4. Explain (a) store of value & (b) measure of deferred payments function of money.
Answer:
(a) Store of Value: Money serves as an asset that can be used to transfer purchasing power from the present to the future. It allows individuals to save current income for future needs.
(b) Standard of Deferred Payments: This function makes credit transactions possible. It provides a reliable way to settle debts. Since money value is relatively stable, it is universally accepted for future payments.
5. How does money overcome the drawbacks of barter exchange?
Answer: Money overcomes barter drawbacks by:
- Providing a Medium of Exchange to eliminate double coincidence of wants.
- Acting as a Measure of Value to provide a common unit for prices.
- Serving as a Store of Value to make saving wealth easier.
- Acting as a Standard of Deferred Payment to facilitate credit and future settlements.
6. What is meant by ‘money supply’? Discuss, in brief, the various constituents of money supply.
Answer: Money supply is the total stock of money held by the public at a specific point in time. According to the M1 measure, its constituents are:
1. Currency and Coins with the Public: Paper notes and coins held by households and businesses.

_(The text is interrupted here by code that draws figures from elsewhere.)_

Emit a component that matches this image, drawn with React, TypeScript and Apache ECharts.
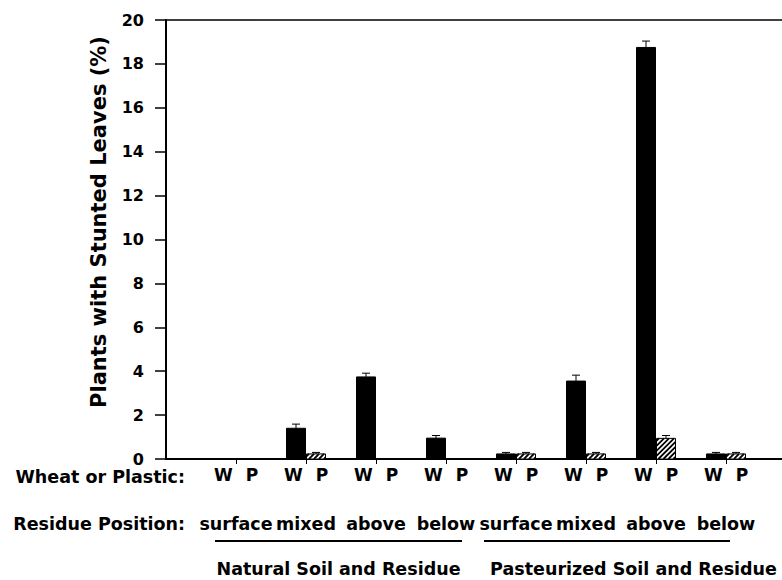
import React, { useEffect, useRef } from 'react';
import * as echarts from 'echarts';

// ---- data ----
const residuePositions = ['surface', 'mixed', 'above', 'below', 'surface', 'mixed', 'above', 'below'];
const soilGroups = ['Natural Soil and Residue', 'Pasteurized Soil and Residue'];
const wheatValues = [0, 1.4, 3.74, 0.95, 0.23, 3.55, 18.75, 0.23];
const wheatErrors = [0, 0.19, 0.17, 0.12, 0.07, 0.27, 0.29, 0.07];
const plasticValues = [0, 0.23, 0, 0, 0.23, 0.23, 0.94, 0.23];
const plasticErrors = [0, 0.07, 0, 0, 0.07, 0.07, 0.13, 0.07];
const yMin = 0;
const yMax = 20;
const yInterval = 2;

const FONT = 'DejaVu Sans';
const groupIdx = residuePositions.map((_, i) => i);

function makeRender(kind: 'W' | 'P') {
  return (params: any, api: any) => {
    const idx = api.value(0);
    const v = api.value(1);
    const e = api.value(2);
    if (!v) return { type: 'group', children: [] };
    const base = api.coord([idx, 0]);
    const top = api.coord([idx, v]);
    const errTop = api.coord([idx, v + e]);
    const cx = base[0];
    const y0 = base[1];
    const yTop = top[1];
    const w = 19;
    const x0 = kind === 'W' ? cx - 19.5 : cx + 0.5;
    const children: any[] = [];
    children.push({
      type: 'rect',
      shape: { x: x0, y: yTop, width: w, height: y0 - yTop },
      style: { fill: kind === 'W' ? '#000' : '#fff', stroke: '#000', lineWidth: 1 },
    });
    if (kind === 'P') {
      const x1 = x0 + w;
      const step = 5;
      for (let c = x0 + yTop + step / 2; c < x1 + y0; c += step) {
        const xa = Math.max(x0, c - y0);
        const xb = Math.min(x1, c - yTop);
        if (xb > xa) {
          children.push({
            type: 'line',
            shape: { x1: xa, y1: c - xa, x2: xb, y2: c - xb },
            style: { stroke: '#000', lineWidth: 1.8 },
          });
        }
      }
    }
    const mid = x0 + w / 2;
    children.push({
      type: 'line',
      shape: { x1: mid, y1: yTop, x2: mid, y2: errTop[1] },
      style: { stroke: '#000', lineWidth: 1 },
    });
    children.push({
      type: 'line',
      shape: { x1: mid - 4, y1: errTop[1], x2: mid + 4, y2: errTop[1] },
      style: { stroke: '#000', lineWidth: 1 },
    });
    return { type: 'group', children };
  };
}

export default function App() {
  const ref = useRef<HTMLDivElement>(null);
  useEffect(() => {
    if (!ref.current) return;
    const chart = echarts.init(ref.current, null, { renderer: 'svg' });
    const xCommon = { type: 'value', min: -1, max: 7.8, splitLine: { show: false } };
    chart.setOption({
      animation: false,
      backgroundColor: '#fff',
      grid: { left: 166, right: 0, top: 20, bottom: 121 },
      xAxis: [
        {
          ...xCommon,
          position: 'bottom',
          axisLine: { show: true, onZero: false, lineStyle: { color: '#000', width: 2 } },
          axisTick: { show: true, customValues: groupIdx, length: 5, lineStyle: { color: '#000', width: 1 } },
          axisLabel: {
            show: true,
            customValues: groupIdx,
            margin: 7,
            formatter: () => '{w|W}{g| }{p|P}',
            rich: {
              w: { fontFamily: FONT, fontWeight: 'bold', fontSize: 17, color: '#000' },
              g: { width: 13, fontSize: 17 },
              p: { fontFamily: FONT, fontWeight: 'bold', fontSize: 17, color: '#000' },
            },
          },
        },
        {
          ...xCommon,
          position: 'bottom',
          axisLine: { show: false, onZero: false },
          axisTick: { show: false },
          axisLabel: {
            show: true,
            customValues: groupIdx,
            margin: 56,
            formatter: (v: number) => residuePositions[Math.round(v)] ?? '',
            fontFamily: FONT,
            fontWeight: 'bold',
            fontSize: 17.5,
            color: '#000',
          },
        },
        {
          ...xCommon,
          position: 'top',
          axisLine: { show: true, onZero: false, lineStyle: { color: '#000', width: 1.5 } },
          axisTick: { show: false },
          axisLabel: { show: false },
        },
      ],
      yAxis: {
        type: 'value',
        min: yMin,
        max: yMax,
        interval: yInterval,
        splitLine: { show: false },
        axisLine: { show: true, onZero: false, lineStyle: { color: '#000', width: 2 } },
        axisTick: { show: true, length: 11, lineStyle: { color: '#000', width: 1.5 } },
        axisLabel: {
          fontFamily: FONT,
          fontWeight: 'bold',
          fontSize: 16,
          color: '#000',
          margin: 22,
          padding: [0, 0, 6, 0],
        },
      },
      graphic: [
        {
          type: 'text',
          x: 99,
          y: 222,
          rotation: Math.PI / 2,
          style: {
            text: 'Plants with Stunted Leaves (%)',
            fontFamily: FONT,
            fontWeight: 'bold',
            fontSize: 21,
            fill: '#000',
            align: 'center',
            verticalAlign: 'middle',
          },
        },
        {
          type: 'text',
          x: 185,
          y: 477,
          style: {
            text: 'Wheat or Plastic:',
            fontFamily: FONT,
            fontWeight: 'bold',
            fontSize: 17.5,
            fill: '#000',
            align: 'right',
            verticalAlign: 'middle',
          },
        },
        {
          type: 'text',
          x: 185,
          y: 524,
          style: {
            text: 'Residue Position:',
            fontFamily: FONT,
            fontWeight: 'bold',
            fontSize: 17.5,
            fill: '#000',
            align: 'right',
            verticalAlign: 'middle',
          },
        },
        { type: 'line', shape: { x1: 215, y1: 541, x2: 462, y2: 541 }, style: { stroke: '#000', lineWidth: 2 } },
        { type: 'line', shape: { x1: 484, y1: 541, x2: 730, y2: 541 }, style: { stroke: '#000', lineWidth: 2 } },
        {
          type: 'text',
          x: 338.5,
          y: 569,
          style: {
            text: soilGroups[0],
            fontFamily: FONT,
            fontWeight: 'bold',
            fontSize: 17.5,
            fill: '#000',
            align: 'center',
            verticalAlign: 'middle',
          },
        },
        {
          type: 'text',
          x: 633.5,
          y: 569,
          style: {
            text: soilGroups[1],
            fontFamily: FONT,
            fontWeight: 'bold',
            fontSize: 17.5,
            fill: '#000',
            align: 'center',
            verticalAlign: 'middle',
          },
        },
      ],
      series: [
        {
          type: 'custom',
          name: 'Wheat',
          xAxisIndex: 0,
          yAxisIndex: 0,
          renderItem: makeRender('W'),
          encode: { x: 0, y: 1 },
          data: wheatValues.map((v, i) => [i, v, wheatErrors[i]]),
        },
        {
          type: 'custom',
          name: 'Plastic',
          xAxisIndex: 0,
          yAxisIndex: 0,
          renderItem: makeRender('P'),
          encode: { x: 0, y: 1 },
          data: plasticValues.map((v, i) => [i, v, plasticErrors[i]]),
        },
      ],
    });
    return () => chart.dispose();
  }, []);
  return <div ref={ref} style={{ position: 'absolute', left: 0, top: 0, width: 782, height: 580 }} />;
}
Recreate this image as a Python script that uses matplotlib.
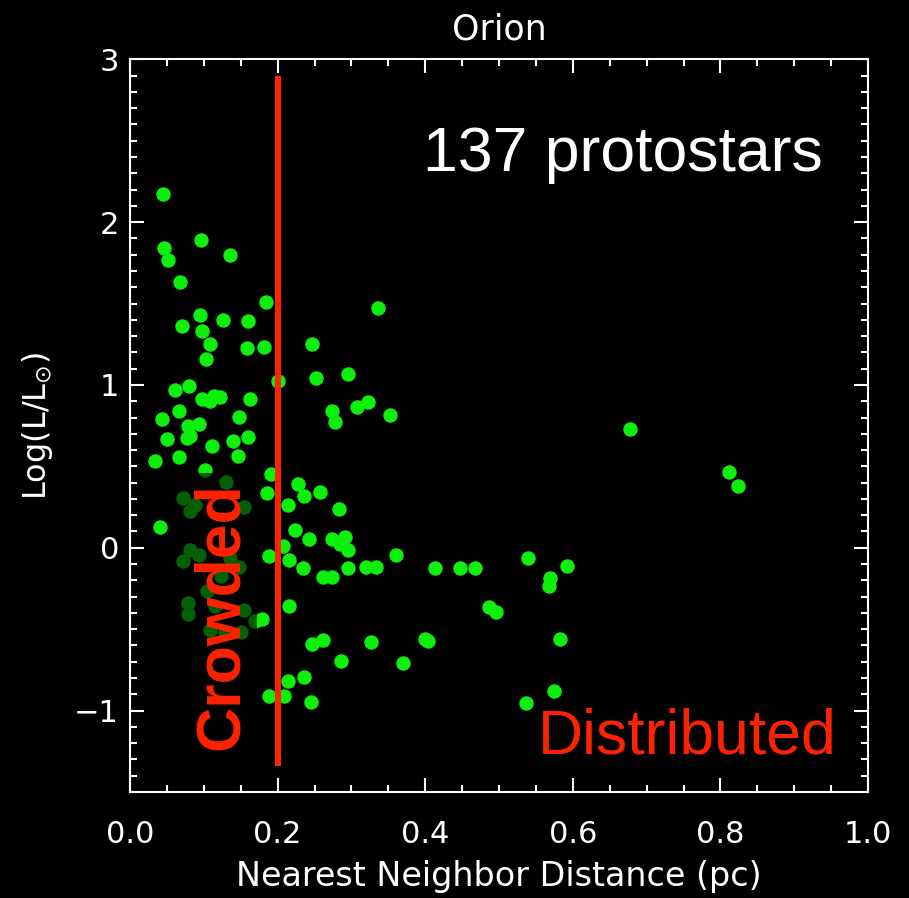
import numpy as np
import matplotlib.pyplot as plt
from matplotlib.patches import Rectangle
from matplotlib.ticker import MultipleLocator, FormatStrFormatter

# nearest neighbour distance (pc) and log luminosity of the protostars
nn_dist = np.array([
    0.045, 0.096, 0.046, 0.052, 0.135, 0.068, 0.184, 0.336, 0.095, 0.070,
    0.126, 0.160, 0.098, 0.108, 0.159, 0.181, 0.247, 0.103, 0.252, 0.295,
    0.200, 0.061, 0.080, 0.097, 0.108, 0.114, 0.122, 0.163, 0.308, 0.322,
    0.274, 0.278, 0.352, 0.044, 0.067, 0.079, 0.094, 0.148, 0.050, 0.077,
    0.081, 0.111, 0.140, 0.160, 0.034, 0.067, 0.146, 0.102, 0.191, 0.227,
    0.185, 0.236, 0.258, 0.214, 0.283, 0.040, 0.224, 0.242, 0.274, 0.291,
    0.285, 0.296, 0.207, 0.189, 0.215, 0.234, 0.261, 0.274, 0.295, 0.320,
    0.333, 0.360, 0.413, 0.447, 0.467, 0.539, 0.592, 0.569, 0.568, 0.486,
    0.496, 0.583, 0.400, 0.404, 0.327, 0.246, 0.262, 0.370, 0.286, 0.236,
    0.575, 0.536, 0.245, 0.678, 0.811, 0.824, 0.215, 0.179, 0.214, 0.189,
    0.208, 0.130, 0.072, 0.088, 0.081, 0.154, 0.081, 0.093, 0.072, 0.148,
    0.123, 0.136, 0.104, 0.079, 0.079, 0.155, 0.169, 0.150, 0.129, 0.108,
    0.115])
log_lum = np.array([
    2.17, 1.89, 1.84, 1.77, 1.80, 1.63, 1.51, 1.47, 1.43, 1.36,
    1.40, 1.39, 1.33, 1.25, 1.225, 1.23, 1.25, 1.16, 1.045, 1.066,
    1.025, 0.97, 0.994, 0.914, 0.904, 0.934, 0.928, 0.914, 0.867, 0.898,
    0.843, 0.771, 0.816, 0.79, 0.837, 0.75, 0.761, 0.802, 0.667, 0.673,
    0.687, 0.626, 0.658, 0.683, 0.53, 0.556, 0.566, 0.479, 0.454, 0.393,
    0.339, 0.315, 0.342, 0.26, 0.239, 0.127, 0.107, 0.055, 0.055, 0.069,
    0.022, -0.012, 0.014, -0.049, -0.074, -0.125, -0.18, -0.18, -0.125, -0.121,
    -0.115, -0.043, -0.125, -0.125, -0.125, -0.063, -0.11, -0.186, -0.237, -0.366,
    -0.397, -0.558, -0.558, -0.571, -0.579, -0.589, -0.569, -0.707, -0.697, -0.793,
    -0.881, -0.953, -0.946, 0.728, 0.468, 0.38, -0.356, -0.438, -0.819, -0.912,
    -0.912, 0.401, 0.305, 0.264, 0.223, 0.248, -0.012, -0.043, -0.084, -0.119,
    -0.176, -0.06, -0.268, -0.339, -0.406, -0.384, -0.452, -0.517, -0.52, -0.503,
    -0.36])

crowd_cut = 0.2
cut_span = [-1.34, 2.9]

red = '#ff2200'

fig = plt.figure(figsize=(9.09, 8.98), dpi=100, facecolor='black')
ax = fig.add_axes([0.143, 0.118, 0.812, 0.816], facecolor='black')

ax.plot(nn_dist, log_lum, 'o', color='#0cf00c', ms=10.4, mew=0, zorder=2)

# dimmed panel behind the "Crowded" label
ax.add_patch(Rectangle((0.054, 0.2), 0.118, 0.235, transform=ax.transAxes,
                       facecolor='black', edgecolor='none', alpha=0.6, zorder=3))

ax.plot([crowd_cut, crowd_cut], cut_span, color=red, lw=4.3, zorder=4,
        solid_capstyle='butt')

ax.set_xlim(0, 1.0)
ax.set_ylim(-1.5, 3)

ax.xaxis.set_major_locator(MultipleLocator(0.2))
ax.xaxis.set_minor_locator(MultipleLocator(0.05))
ax.xaxis.set_major_formatter(FormatStrFormatter('%.1f'))
ax.yaxis.set_major_locator(MultipleLocator(1))
ax.yaxis.set_minor_locator(MultipleLocator(0.1))

for s in ax.spines.values():
    s.set_color('white')
    s.set_linewidth(1.5)

ax.tick_params(which='both', direction='in', top=True, right=True,
               colors='white', width=1.5)
ax.tick_params(which='major', length=10)
ax.tick_params(which='minor', length=5)
ax.tick_params(axis='x', labelsize=22, pad=20)
ax.tick_params(axis='y', labelsize=22, pad=8)

ax.set_title('Orion', color='white', fontsize=25, pad=14)
ax.set_xlabel('Nearest Neighbor Distance (pc)', color='white', fontsize=24,
              labelpad=8)
ax.set_ylabel(r'Log(L/L$_{\odot}$)', color='white', fontsize=23, labelpad=14)

ax.text(0.938, 0.847, '137 protostars', transform=ax.transAxes, color='white',
        fontsize=45, family='Liberation Sans', ha='right', va='baseline')
ax.text(0.958, 0.053, 'Distributed', transform=ax.transAxes, color=red,
        fontsize=45, family='Liberation Sans', ha='right', va='baseline')
ax.text(0.1457, 0.0573, 'Crowded', transform=ax.transAxes, color=red,
        fontsize=45, family='Liberation Sans', fontweight='bold',
        rotation=90, rotation_mode='anchor', ha='left', va='baseline',
        zorder=5)

fig.savefig('out.png', dpi=100, facecolor='black')
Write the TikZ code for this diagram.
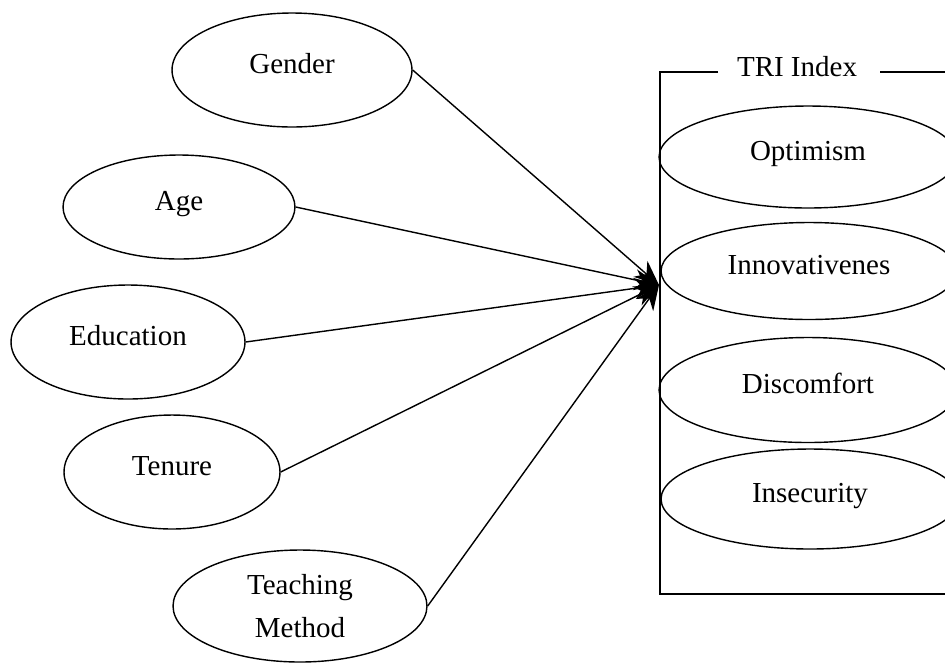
\documentclass[tikz,border=0pt]{standalone}
\usepackage{fontspec}
\setmainfont{Liberation Serif}
\usetikzlibrary{shapes.geometric,arrows.meta}

\begin{document}
\begin{tikzpicture}[
    x=0.02cm, y=-0.02cm,
    every node/.style={
        font=\fontsize{16.5}{24}\selectfont,
        },
    factor/.style={
        draw,
        ellipse,
        thick,
        inner sep = 0pt,
        align = center,
        },
    word/.style={
        factor,
        text height = 12pt,
        text depth = 8pt,
        },
    link/.style={
        thick,
        -{Stealth[length=14pt, width=12pt]},
        },
]

\clip (0,0) rectangle (945,664);

% left side
\node[word,   minimum width=4.8cm,  minimum height=2.28cm] (gender)    at (292,70)  {Gender};
\node[word,   minimum width=4.64cm, minimum height=2.08cm] (age)       at (179,207) {Age};
\node[word,   minimum width=4.68cm, minimum height=2.28cm] (education) at (128,342) {Education};
\node[word,   minimum width=4.32cm, minimum height=2.28cm] (tenure)    at (172,472) {Tenure};
\node[factor, minimum width=5.08cm, minimum height=2.24cm] (method)    at (300,606) {Teaching\\Method};

% right side
\coordinate (hub) at (659,285);

\draw[thick] (718,72) -- (660,72) -- (660,594) -- (960,594);
\draw[thick] (880,72) -- (960,72);
\node (tri) at (797,67) {TRI Index};

\node[word, minimum width=5.96cm, minimum height=2.04cm] (optimism)   at (808,157) {Optimism};
\node[word, minimum width=5.92cm, minimum height=1.94cm] (innovative) at (809,271) {Innovativenes};
\node[word, minimum width=5.96cm, minimum height=2.1cm]  (discomfort) at (808,390) {Discomfort};
\node[word, minimum width=5.96cm, minimum height=2.0cm]  (insecurity) at (810,499) {Insecurity};

\foreach \src in {gender,age,education,tenure,method}
    \draw[link] (\src.east) -- (hub);

\end{tikzpicture}
\end{document}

2. Demand Deposits with Commercial Banks: Deposits in savings and current accounts that can be withdrawn at any time using checks.
3. Other Deposits with RBI: Deposits of international organizations like IMF and foreign central banks held with the RBI.
7. Explain the concepts of: (i) Currency and coins with Public; (ii) Demand deposits held by commercial banks.
Answer:
(i) Currency and coins with Public: This is the most liquid part of money supply. It consists of the legal tender issued by the government or central bank that is in circulation among the people.
(ii) Demand deposits held by commercial banks: These are deposits that people keep in bank accounts and can be withdrawn on demand without any prior notice. They are widely accepted for making payments through check facilities.